Any of us can make a mistake while using social media. It’s easy to tap out something on your snarkphone, er, smartphone, and later wish you had tapped out earlier. It’s also easy to inadvertently include your name and relation to your workplace when commenting on some websites.
In fact, that happened to Wick Digital Media Sales Manager Jim Keyes recently and he was kind enough to allow me to use his experience as an object lesson for the rest of us. Here he is in his own words:
I recently commented on a story in the local paper and really didn’t pay attention to the fact that Facebook sign-in postings show your personal information for all to see – with your title at your current position. More and more sites use the sign-in as their only procedure and not as an option.

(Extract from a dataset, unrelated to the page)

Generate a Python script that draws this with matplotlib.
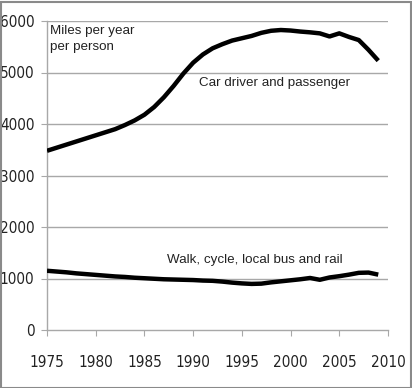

A reader took this title representation on the site as me representing my company, Wick Communications, and was not happy that “Wick” was not characterizing his community in the best light.
Here are my lessons learned:
- To no longer post with FB sign-ins – as there does not seem to be a way to delete that title representation on one’s postings. This was misunderstood as a media company offering their official position on a topic – which was in no way my intention.
- Today’s world is so small and compact that one would never imagine an anonymous story comment could somehow get back to one’s employer. Pay attention to details. …
Jim’s a good sport and, as I say, we all need the reminder. I might add a couple of rules I try to live by: I Never type anything that I would be ashamed for my employer (or mother) to read. And I don’t make anonymous comments, ever. For one thing, we are not as anonymous as we think we are. If you have to register with an email address, someone can figure out who you are and your IP address is always floating out there. Plus, I don’t require anonymity. I am fortunate enough to live in a country that protects my right to free speech and smart enough to know that, while I may say what I want there may be consequences for the things that I say.
I want to take this opportunity to remind folks that Wick Communications has a social media policy, one that specifically governs how we conduct ourselves online. (You can find it beginning on Page 41 of the Employee Handbook, which is among the Human Resources links at wickcommunications.com.) More importantly, I want to urge everyone to remember common sense. When we wrote the social media policy more than four years ago, I announced it in the Kicker. I wrote at the time, “…it boils down to this: you represent your newspaper. For that reason, what you write at home may well follow you to work. So use your head. Apply common sense. And if you are unsure, ask a supervisor before you post.”
I still think that is pretty good advice.